Michael Carter-Williams is a reliable perimeter defender capable of contributing in either backcourt slot. He is also an offensively challenged guard with shooting woes that often overshadow his versatility.
For a Milwaukee Bucks team that had placed Carter-Williams on the trading block months ago, the recent loss of sharpshooting guard Khris Middleton further accelerated the Syracuse product’s inevitable departure.
The Bucks finally found a suitor for Carter-Williams, sending the fourth-year guard to the Chicago Bulls in exchange for swingman Tony Snell. Entering his fourth season in the NBA as well, Snell joins a cast of players looking to fill the void created by Middleton’s left hamstring injury that is expected to keep the starting shooting guard out for most of the 2016-17 season.
Although he has averaged a modest 5.3 points per game throughout his three years in the NBA, Snell’s arrival could help quell concerns about the team’s shaky shooting-guard situation. Milwaukee has been using the preseason to test out myriad lineups, and there is no indication yet as to whom will fill Middleton’s starting role while he is sidelined for roughly the next five months.
Free-agent signees Jason Terry and Matthew Dellavedova are NBA champions capable of logging minutes on the wing, but Terry is 39 years old and Dellavedova will likely spend the majority of his time at the point. First-round pick Malcolm Brogdon looks to have a bright future ahead, but has also yet to play in a meaningful NBA game. Second-year guard Rashad Vaughn will have a chance to show improvement after an inconsistent rookie season, and if he does not, will struggle to find his way onto the court.
Among this mix, Snell’s skill set gives him an opportunity to thrive.
Snell’s most recognizable asset is his catch-and-shoot ability from behind the three-point line, which is crucial considering that Middleton shot 39.6 percent from long-range while leading the team in scoring last season. Snell leaves much to be desired with his game inside the arc, aside from his rim-finishing potential, but fortunately, the Bucks will not be asking him to do much else. With budding stars Jabari Parker and Giannis Antetokounmpo providing a serious inside scoring threat, he is able to remain in his comfort zone on the outside while receiving a plethora of open looks.
But what will allow Snell to remain on the court for significant stretches of time — and could eventually secure him the starting job until Middleton returns — is his underrated defensive ability.
Regardless of his offensive troubles, Carter-Williams provided Milwaukee with solidity on defense, something the team is lacking on the wing with Middleton out. Brogdon earned ACC Player of the Year and Defensive Player of the Year honors as a senior at Virginia last season, generating optimism. As most rookies learn, though, the learning curve can be particularly steep on the defensive end.

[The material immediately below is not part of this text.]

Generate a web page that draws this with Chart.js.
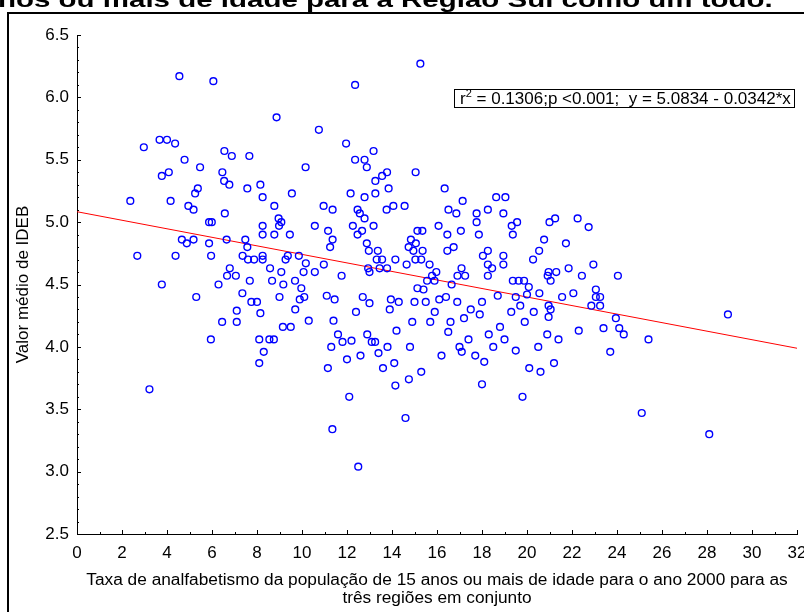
<!DOCTYPE html>
<html lang="pt-BR">
<head>
<meta charset="UTF-8">
<title>Valor médio de IDEB x Taxa de analfabetismo</title>
<script src="https://cdn.jsdelivr.net/npm/chart.js"></script>
<style>
  html, body { margin: 0; padding: 0; background: #fff; }
  #quadro { position: relative; width: 804px; height: 612px; overflow: hidden; }
  #titulo { position: absolute; left: -2px; top: -13px; line-height: 22px; font: bold 22px "Liberation Sans", Arial, sans-serif; white-space: nowrap; transform: scaleX(1.34); transform-origin: 0 0; z-index: 3; }
  #moldura { position: absolute; left: 7px; top: 12px; width: 900px; height: 700px; border-left: 2px solid #000; border-top: 2px solid #000; z-index: 2; }
  #equacao { position: absolute; left: 454px; top: 89px; width: 341px; height: 19px; box-sizing: border-box; border: 1px solid #000; background: #fff; z-index: 2; font: 17px "Liberation Sans", Arial, sans-serif; line-height: 17px; white-space: nowrap; padding-left: 5px; }
  #equacao sup { font-size: 11px; line-height: 0; vertical-align: 7px; }
  canvas { position: absolute; left: 0; top: 0; z-index: 1; }
</style>
</head>
<body>
<div id="quadro">
  <div id="titulo">nos ou mais de idade para a Região Sul como um todo.</div>
  <div id="moldura"></div>
  <canvas id="grafico" width="804" height="612"></canvas>
  <div id="equacao">r<sup>2</sup> = 0.1306;p &lt;0.001;&nbsp; y = 5.0834 - 0.0342*x</div>
</div>

<script>
// eixo X: taxa de analfabetismo (%), eixo Y: valor médio do IDEB
const ticksX = [0, 2, 4, 6, 8, 10, 12, 14, 16, 18, 20, 22, 24, 26, 28, 30, 32];
const ticksY = [2.5, 3.0, 3.5, 4.0, 4.5, 5.0, 5.5, 6.0, 6.5];

// reta ajustada: y = 5.0834 - 0.0342*x
const intercepto = 5.0834;
const inclinacao = -0.0342;

// pontos [taxa, ideb]
const pontos = [
  [4.55,6.17],[6.06,6.13],[8.87,5.84],[10.75,5.74],[2.97,5.60],[3.67,5.66],[4.0,5.66],[4.36,5.63],[4.78,5.50],[5.47,5.44],
  [6.55,5.57],[6.88,5.53],[7.66,5.53],[10.16,5.44],[3.77,5.37],[4.08,5.40],[6.46,5.40],[6.54,5.33],[6.77,5.30],[8.15,5.30],
  [7.57,5.27],[8.25,5.20],[9.55,5.23],[8.77,5.13],[5.37,5.27],[5.25,5.23],[2.37,5.17],[4.16,5.17],[4.95,5.13],[5.18,5.10],
  [8.96,5.03],[9.08,5.0],[8.98,4.97],[8.25,4.97],[8.25,4.90],[8.77,4.90],[9.46,4.90],[10.57,4.97],[6.57,5.07],[5.87,5.0],
  [5.99,5.0],[4.66,4.86],[4.88,4.83],[5.18,4.86],[5.87,4.83],[6.65,4.86],[7.48,4.86],[7.57,4.80],[2.68,4.73],[4.38,4.73],
  [5.96,4.73],[7.36,4.73],[7.60,4.70],[7.87,4.70],[8.25,4.73],[8.25,4.70],[9.37,4.73],[9.27,4.70],[9.86,4.73],[10.17,4.67],
  [8.58,4.63],[6.79,4.63],[6.67,4.57],[7.06,4.57],[7.68,4.53],[8.67,4.53],[9.08,4.60],[9.69,4.53],[10.07,4.60],[10.57,4.60],
  [3.77,4.50],[6.29,4.50],[9.17,4.50],[9.97,4.47],[3.22,3.66],
  [15.26,6.27],[12.36,6.10],[11.96,5.63],[12.36,5.50],[12.78,5.50],[13.18,5.57],[12.88,5.44],[15.05,5.40],[13.56,5.37],[13.78,5.40],
  [13.26,5.33],[13.85,5.27],[16.34,5.27],[12.16,5.23],[12.78,5.20],[13.26,5.23],[17.14,5.17],[18.63,5.20],[19.04,5.20],[10.96,5.13],
  [11.36,5.10],[12.47,5.10],[13.76,5.10],[14.06,5.13],[14.56,5.13],[12.57,5.07],[12.78,5.03],[16.51,5.10],[16.86,5.07],[17.76,5.07],
  [18.26,5.10],[18.95,5.07],[17.76,5.0],[11.16,4.93],[11.36,4.86],[11.25,4.80],[12.26,4.97],[12.67,4.93],[12.47,4.90],[13.18,4.97],
  [12.88,4.83],[12.97,4.77],[13.37,4.77],[13.32,4.70],[13.56,4.70],[14.15,4.70],[14.65,4.66],[15.13,4.93],[15.35,4.93],[14.84,4.86],
  [15.06,4.83],[14.74,4.80],[14.95,4.77],[15.36,4.77],[15.04,4.70],[15.30,4.70],[15.67,4.66],[16.07,4.97],[16.46,4.90],[17.06,4.93],
  [17.86,4.90],[16.46,4.77],[16.74,4.80],[15.97,4.60],[15.78,4.57],[15.56,4.53],[15.89,4.53],[18.26,4.77],[18.04,4.73],[18.26,4.66],
  [18.45,4.63],[18.26,4.57],[18.95,4.73],[18.95,4.66],[19.32,4.97],[19.56,5.0],[19.37,4.90],[20.76,4.86],[21.0,5.0],[21.25,5.03],
  [20.54,4.77],[20.27,4.70],[20.96,4.60],[21.3,4.60],[20.92,4.57],[19.37,4.53],[19.63,4.53],[19.87,4.53],[20.08,4.48],[17.09,4.63],
  [16.91,4.57],[17.25,4.57],[16.65,4.50],[11.76,4.57],[10.97,4.66],[12.94,4.63],[13.0,4.60],[13.45,4.63],[13.78,4.63],[15.13,4.47],
  [22.25,5.03],[22.74,4.96],[21.73,4.83],[22.95,4.66],[21.85,4.63],[21.05,4.53],[22.44,4.57],[24.04,4.57],[20.55,4.43],[22.06,4.43],
  [21.56,4.40],[23.06,4.46],[23.06,4.40],[23.25,4.40],[22.86,4.33],[23.25,4.33],[20.96,4.33],[21.05,4.30],[20.96,4.24],[23.95,4.23],
  [28.93,4.26],
  [5.3,4.40],[5.95,4.06],[6.45,4.20],[7.1,4.20],[7.1,4.29],[7.35,4.43],[7.75,4.36],[8.0,4.36],[8.15,4.27],[8.1,4.06],
  [8.3,3.96],[8.1,3.87],[8.55,4.06],[8.75,4.06],[9.0,4.40],[9.15,4.16],[9.5,4.16],[9.7,4.30],[9.9,4.38],[10.1,4.40],
  [10.3,4.21],[11.1,4.41],[11.15,3.83],[11.3,4.0],[11.35,3.34],[11.4,4.21],[11.45,4.38],[11.6,4.10],[11.8,4.04],[12.0,3.90],
  [12.1,3.60],[12.2,4.05],[12.4,4.28],[12.5,3.04],[12.6,3.93],[12.7,4.40],[12.9,4.10],[13.0,4.35],[13.1,4.04],[13.25,4.04],
  [13.4,3.95],[13.6,3.83],[13.8,4.0],[13.9,4.30],[13.95,4.38],[14.1,3.87],[14.15,3.69],[14.2,4.13],[14.3,4.36],[14.6,3.43],
  [14.75,3.74],[14.8,4.0],[14.9,4.20],[15.0,4.36],[15.3,3.8],[15.4,4.46],[15.5,4.36],[15.7,4.20],[15.9,4.28],[16.1,4.38],
  [16.2,3.93],[16.4,4.40],[16.5,4.12],[16.6,4.20],[16.9,4.36],[17.0,4.0],[17.1,3.96],[17.2,4.23],[17.4,4.06],[17.5,4.30],
  [17.7,3.93],[17.9,4.26],[18.0,4.36],[18.0,3.7],[18.1,3.88],[18.3,4.10],[18.5,4.0],[18.7,4.41],[18.8,4.16],[19.0,4.06],
  [19.3,4.28],[19.5,3.97],[19.5,4.40],[19.7,4.33],[19.8,3.6],[19.9,4.2],[20.0,4.42],[20.1,3.83],[20.3,4.28],[20.5,4.0],
  [20.6,3.8],[20.9,4.1],[21.2,3.87],[21.4,4.06],[24.1,4.15],[24.3,4.1],[25.1,3.47],[25.4,4.06],[28.1,3.30],[23.4,4.15],
  [23.7,3.96],[22.3,4.13]
];

const fonte = '"Liberation Sans", Arial, sans-serif';

// marcas de escala para dentro, com subdivisões
const marcasInternas = {
  id: 'marcasInternas',
  afterDraw(chart) {
    const { ctx, scales: { x, y } } = chart;
    ctx.save();
    ctx.strokeStyle = '#000';
    ctx.lineWidth = 1;
    ctx.beginPath();
    for (let v = ticksX[0]; v <= ticksX[ticksX.length - 1]; v += 1) {
      const px = Math.round(x.getPixelForValue(v)) + 0.5;
      const tam = v % 2 === 0 ? 4 : 2;
      ctx.moveTo(px, y.bottom);
      ctx.lineTo(px, y.bottom - tam);
    }
    for (let i = 25; i <= 65; i++) {
      const py = Math.round(y.getPixelForValue(i / 10)) + 0.5;
      const tam = i % 5 === 0 ? 4 : 2;
      ctx.moveTo(x.left, py);
      ctx.lineTo(x.left + tam, py);
    }
    ctx.stroke();
    ctx.restore();
  }
};

new Chart(document.getElementById('grafico'), {
  type: 'scatter',
  data: {
    datasets: [
      {
        label: 'Municípios',
        data: pontos.map(p => ({ x: p[0], y: p[1] })),
        pointStyle: 'circle',
        pointRadius: 3.4,
        pointBorderWidth: 1.4,
        pointBorderColor: '#0000ff',
        pointBackgroundColor: 'rgba(0,0,0,0)'
      },
      {
        label: 'Reta ajustada',
        type: 'line',
        data: [
          { x: ticksX[0], y: intercepto + inclinacao * ticksX[0] },
          { x: ticksX[ticksX.length - 1], y: intercepto + inclinacao * ticksX[ticksX.length - 1] }
        ],
        borderColor: '#ff0000',
        borderWidth: 1,
        pointRadius: 0,
        fill: false
      }
    ]
  },
  options: {
    responsive: false,
    animation: false,
    layout: { padding: { left: 0, right: 7, top: 35, bottom: 0 } },
    plugins: { legend: { display: false }, tooltip: { enabled: false } },
    scales: {
      x: {
        type: 'linear',
        min: 0, max: 32,
        grid: { display: false, drawTicks: false },
        border: { display: true, color: '#000', width: 1 },
        afterBuildTicks: s => { s.ticks = ticksX.map(v => ({ value: v })); },
        ticks: { color: '#000', padding: 9, maxRotation: 0, font: { family: fonte, size: 17 } },
        title: {
          display: true,
          text: ['Taxa de analfabetismo da população de 15 anos ou mais de idade para o ano 2000 para as', 'três regiões em conjunto'],
          color: '#000',
          font: { family: fonte, size: 17.3, lineHeight: 18 / 17.3 },
          padding: { top: 0, bottom: 5 }
        },
        afterFit: s => { s.height = 78; s.paddingLeft = 0; s.paddingRight = 0; }
      },
      y: {
        type: 'linear',
        min: 2.5, max: 6.5,
        grid: { display: false, drawTicks: false },
        border: { display: true, color: '#000', width: 1 },
        afterBuildTicks: s => { s.ticks = ticksY.map(v => ({ value: v })); },
        ticks: { color: '#000', padding: 8, callback: v => v.toFixed(1), font: { family: fonte, size: 17 } },
        title: {
          display: true,
          text: 'Valor médio de IDEB',
          color: '#000',
          font: { family: fonte, size: 17, lineHeight: 18 / 17 },
          padding: { top: 14, bottom: 0 }
        },
        afterFit: s => { s.width = 77; s.paddingTop = 0; s.paddingBottom = 0; }
      }
    }
  },
  plugins: [marcasInternas]
});
</script>
</body>
</html>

While Snell is far from an elite defender, he is the most proven option the team has.
His statistics are not gaudy, but more important is the notion that he is not a defensive liability. He has also displayed flashes of greatness, like the time in February 2015 when he delivered a dominant defensive performance while outplaying LeBron James.
Snell turns 25 years old next month, and even when Middleton returns, has the potential to be a key contributor for the Bucks going forward. In the meantime, he will provide some much-needed relief on the perimeter.